Editorial: Stealing in the school cafeteria

 

Lunch periods are known for their congested hallways, loud cafeterias, and long lunch lines.

Although students have an option to bring lunch from home, many opt to buy food from the school cafeteria.

The small and narrow area reserved for ordering and paying for lunch fills up minutes after the first bell rings during periods 4.1 or 4.2, and this has created a theft issue.

As students are crowded into the tight corners of the cafeteria kitchen without intense surveillance,  incidences of stealing school food have increased.

Since the kitchen staff is occupied with distributing and selling food, many of these thefts go unnoticed.

There seems to be nothing stopping students from picking a muffin off of a rack and putting it in their backpacks. It is not uncommon to see students standing in the lunch line, turn their heads, snatch a yogurt, and hide it under their books.

Other methods of stealing, such as placing merchandise in pockets or backpacks, covering the object with napkins, and distracting the cafeteria workers have permeated the student body.

Some students will simply go out the entrance to avoid cafeteria staff.

The Schreiber Times does not support the actions of these students and urges them to stop.

This year, due to the closing of the atrium to students eating lunch, the cafeteria has grown increasingly overcrowded.

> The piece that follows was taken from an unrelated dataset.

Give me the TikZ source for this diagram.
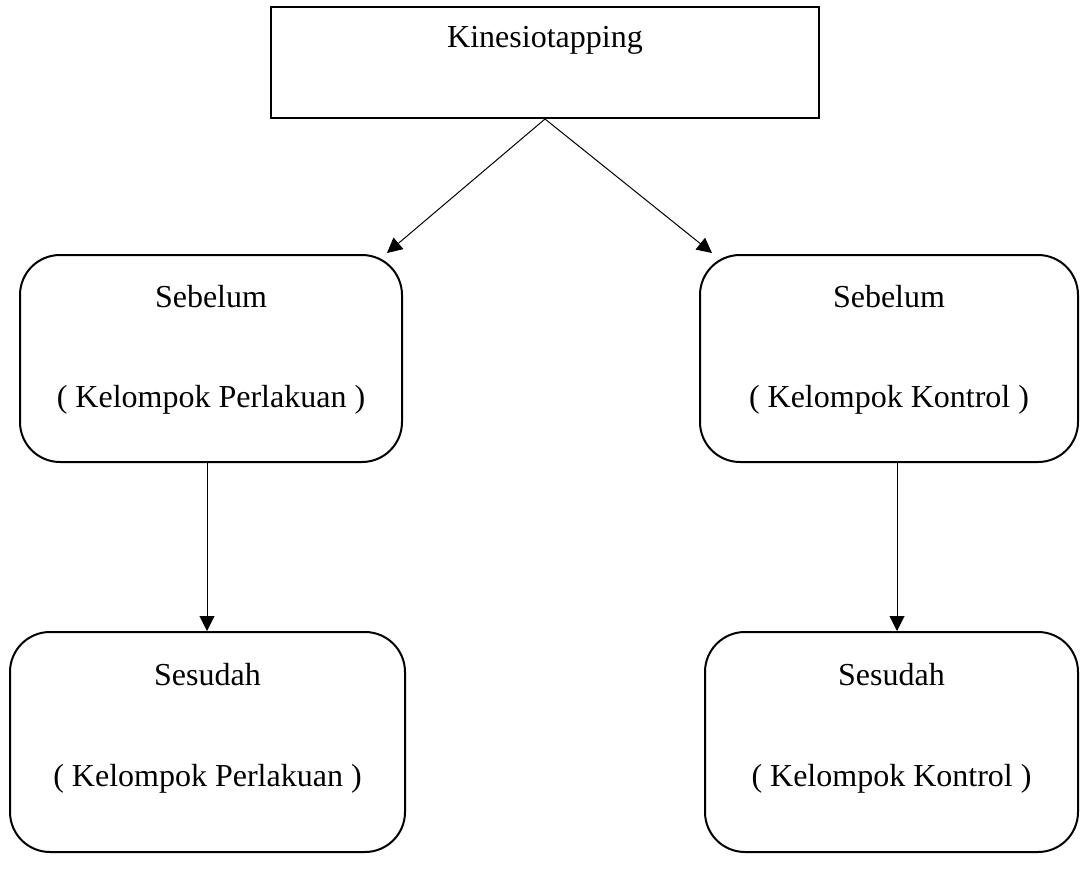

The discord associated with students claiming tables and cutting lunch lines makes it difficult for staff members to maintain order in the cafeteria.

As a result, the majority of the staff members concentrate on preserving order within the cafeteria itself.  Thus, student actions are not monitored in the cafeteria kitchen.

The Schreiber Times believes that additional space should be designated for students to eat lunch in order to minimize the chaos in the cafeteria and allow Schreiber staff to focus on preventing student stealing.

Additionally, The Schreiber Times urges staff members and school officials to intensify their methods of surveillance in order to correct this problem.